Channel specific and segmented strategies, product configurations lifecycle stages, and end manufacturer requirements create a complex pricing environment.  In order to better optimize pricing to segmented channels, customer and markets, high-tech manufacturers must deliver real-time data from multiple sources to sales managers; making sure pricing data incorporates services costs, purchase volume, product mix, customer demand volatility, inventory, frequency, and other factors.  It is critical that customer needs are met while remaining profitable on a transaction by transaction basis.  Industrial manufacturers are at a competitive disadvantage if sales, marketing, finance, operations, and management have limited visibility into pocket price and pocket margin, lack a uniform pricing strategy, practice unscientific ad-hoc pricing, and lack relevant and timely data.

Pricing Challenges in High-Tech Industries

PROS customers in high-tech achieve Pricing Excellence by using PROS science-based pricing software to stop destructive pricing practices.  The most successful high-tech manufacturers improve revenues and generate a high ROI by addressing complex pricing problems including:

Lack of visibility into true profitability over time:  Sales Managers need adequate negotiation tools providing critical data including cost to serve, willingness to pay, current market climate, customer price history and other relevant benchmarks not currently available in price negotiations.

“One size fits all” pricing:  Actionable differences in customer segment purchase behaviors allow pricing based on customer value or product end use creating incremental revenue.  In addition, systematically tracking wins and losses (win-loss tracking) and incorporate feedback into pricing decision improves long-term competitive pricing and improves profitability.

Manual limitations:  Prices change more frequently than ever with calculating the impact on existing customers and contracts a further complication.  Manual price updates require significant effort with dependencies on spreadsheets and error prone manual processes.  Breaking these limitations simplifies guideline enforcement and improves revenue. 

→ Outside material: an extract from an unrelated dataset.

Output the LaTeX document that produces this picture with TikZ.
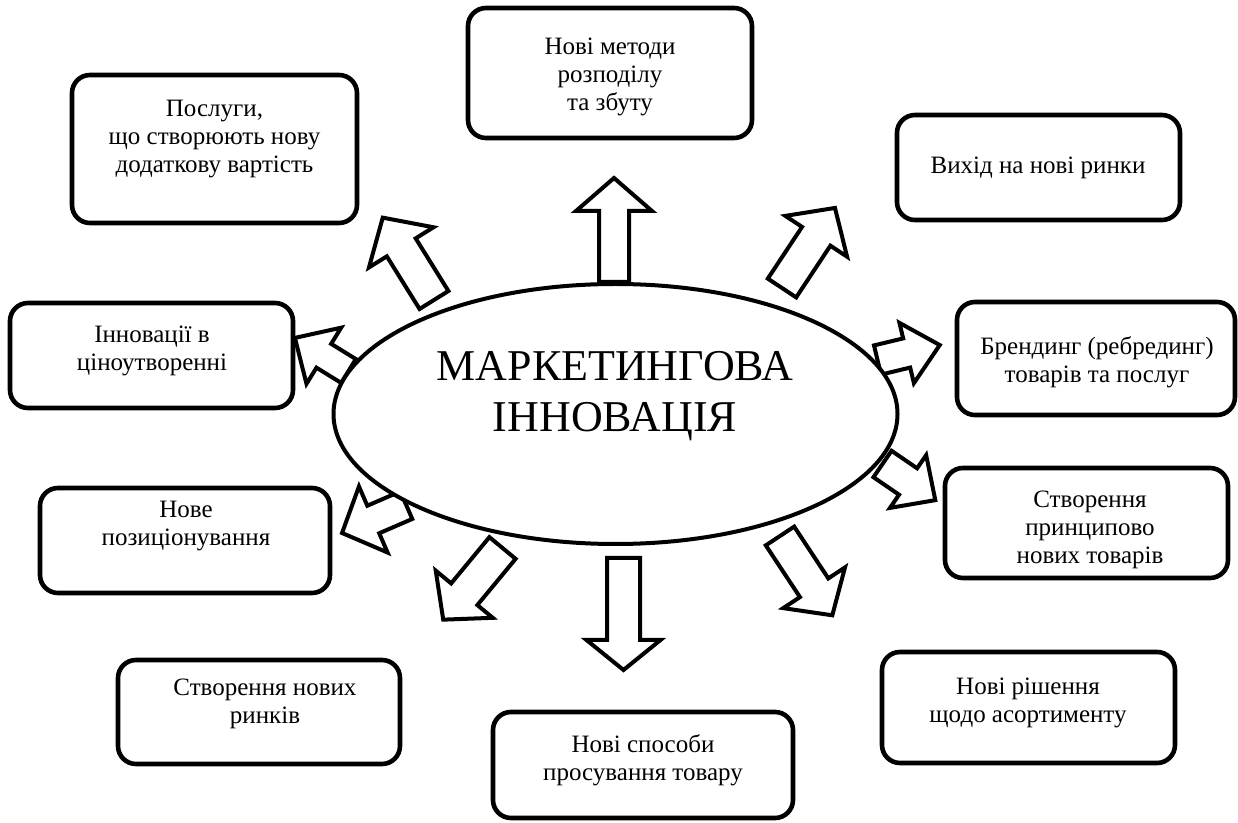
\documentclass[tikz,border=0pt]{standalone}
\usepackage{fontspec}
\setmainfont{Liberation Serif}
\usetikzlibrary{shapes.geometric}
\tikzset{
  box/.style={draw, line width=2.3pt, rounded corners=9pt, inner sep=0pt},
  txt/.style={align=center, inner sep=0pt, font=\fontsize{12.5}{14}\selectfont},
  barrow/.style={draw, line width=2pt, fill=white, line join=miter},
  ell/.style={ellipse, draw, line width=2pt, fill=white, inner sep=0pt}
}
\newcommand\blockarrow[7]{%
  \begin{scope}[shift={#2},rotate=#3]
    \draw[barrow] (0,-#5) -- ({#4-#7},-#5) -- ({#4-#7},-#6) -- (#4,0) coordinate (#1)
      -- ({#4-#7},#6) -- ({#4-#7},#5) -- (0,#5) -- cycle;
  \end{scope}}
\begin{document}
\begin{tikzpicture}[x=0.5pt,y=-0.5pt]
\useasboundingbox (0,0) rectangle (1238,823);
% boxes
\node[box, minimum width=142.5pt, minimum height=74pt] (b1) at (214.5,149) {};
\node[txt] (t1) at (214.5,139) {Послуги,\\що створюють нову\\додаткову вартість};
\node[box, minimum width=142pt, minimum height=65pt] (b2) at (610,73) {};
\node[txt] (t2) at (610,77) {Нові методи\\розподілу\\та збуту};
\node[box, minimum width=141.5pt, minimum height=52.5pt] (b3) at (1038.5,167.5) {};
\node[txt] (t3) at (1038,168) {Вихід на нові ринки};
\node[box, minimum width=141.5pt, minimum height=52.5pt] (b4) at (151.5,355.5) {};
\node[txt] (t4) at (152,351) {Інновації в\\ціноутворенні};
\node[box, minimum width=139pt, minimum height=56.5pt] (b5) at (1096,358.5) {};
\node[txt] (t5) at (1097,362) {Брендинг (ребрединг)\\товарів та послуг};
\node[box, minimum width=145pt, minimum height=52.5pt] (b6) at (185,540.5) {};
\node[txt] (t6) at (186,526) {Нове\\позиціонування};
\node[box, minimum width=141.5pt, minimum height=55pt] (b7) at (1086.5,523) {};
\node[txt] (t7) at (1090,530) {Створення\\принципово\\нових товарів};
\node[box, minimum width=141pt, minimum height=52pt] (b8) at (259,712) {};
\node[txt] (t8) at (265,704) {Створення нових\\ринків};
\node[box, minimum width=150pt, minimum height=53pt] (b9) at (643,765) {};
\node[txt] (t9) at (643,760) {Нові способи\\просування товару};
\node[box, minimum width=146.5pt, minimum height=55.5pt] (b10) at (1028.5,707.5) {};
\node[txt] (t10) at (1028,703) {Нові рішення\\щодо асортименту};
% block arrows
\blockarrow{aup}{(614,282)}{90}{104}{15}{38}{33}
\blockarrow{aul}{(434,300)}{121.9}{97}{17}{38}{35}
\blockarrow{aur}{(782,288)}{56.5}{96}{17}{37}{34}
\blockarrow{ar}{(877.5,360)}{13.5}{64}{15}{31}{34}
\blockarrow{ard}{(882.5,464)}{-34.4}{64}{16}{32}{33}
\blockarrow{adr}{(780,536)}{-56.6}{95}{17}{37}{33}
\blockarrow{adown}{(623.5,558)}{-90}{112}{16.5}{37}{30}
\blockarrow{adl}{(502.5,548)}{230.4}{93}{17}{37}{33}
\blockarrow{al2}{(406.3,505.2)}{203.4}{70}{15}{36}{34}
\blockarrow{al}{(348.5,371)}{148.3}{63}{14}{33}{34}
% central ellipse
\node[ell, minimum width=282pt, minimum height=130pt] (e) at (615.5,414) {};
\node[align=center, inner sep=0pt, font=\fontsize{22}{25.5}\selectfont] (title) at (615,396) {МАРКЕТИНГОВА\\ІННОВАЦІЯ};
\end{tikzpicture}
\end{document}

Multiple channels and segments: The many pricing possibilities across channels, bundles and configurations are simply too great to keep track of manually.   Companies lack a systematic way to sort through pricing alternatives or scientifically evaluate the customer buying behavior and segment attributes that lead to optimal pricing.  Channels may keep the manufacturer at arms-length from the end customer, further muddying data.
Complex terms and pricing conditions:  Multiple sources of revenue leakage exist between the price and the bottom line.  And even when the price and terms are agreed, companies frequently have difficulty tracking customer compliance to contract terms.

PROS solves the most complex pricing problems, providing a dramatic ROI.  PROS high-tech manufacturing industry experience includes: 

 

 
  • Electronic Component Distribution
  • Multi-Channel go to market models
  • Process, Specialty & Commodity Materials
  • Consumer Package Goods
  • Complex Manufacturing
  • High Tech & Electronic Equipment

 

PROS helps high-tech manufacturers take advantage of price improvement opportunities by providing insight into price performance, enabling strategic pricing decisions at the segment level, and optimizing sales guidance and decision support to the field.  By eliminating profit leaks, uncovering hidden price improvement opportunities, providing sales people with better negotiation tools, and optimizing prices across segments, PROS customers leverage the power of pricing. 

Industrial Manufacturing - Pricing High Value Business Case

Challenge:  At the time the deal is negotiated, the sales force needs visibility into the interplay of relevant profitability components such as price, rebate, customer cost to serve, and portfolio impact.  A lack of accurate data results in destructive pricing practices such as discounting of valuable service items and “matching the competition” without true understanding of deal profitability.  Without PROS Pricing Optimization Software, products, customers, contracts, and deals which appear profitable may in fact be net negative, loss-generating activities.

 

Solution:  PROS Pricing Software provides increased visibility into all pricing terms and cost-to-serve elements during price negotiations.  Common elements can include (but are not limited to): surcharges, volume discounts, rebates, packaging and freight allowances, special services, promotions, payment terms, and costs of goods sold.  PROS science-based pricing software products prevent profit leaks by allowing companies to:

  • Identify and correct destructive pricing trends and quantify the pricing improvement opportunities
  • Locate poorly performing customers and segments and drill down to identify and correct root causes of poor pricing performance
  • Understand demand behavior across segments
  • Provide field decision support tools that increases sales’ confidence in system prices, empowering them to negotiate the best price and terms
  • Monitor market dynamics and pricing performance to enable faster response to problems and opportunities
  • Utilize what-if analysis to model the impact of price changes under consideration, and compare waterfall elements to benchmarks, targets, and other reference groups 
  • Evaluate the overall deal attractiveness with unique, system-generated metrics such as deal score to facilitate more profitable contract price quotes

Value:  Increased margins are generated by the ability to identify waterfall differences and act on corresponding pricing opportunities across divisions, regions, products, or any other business entity. Better pricing decisions are made through visibility into the localized waterfall effects from specific cross-segments of the business.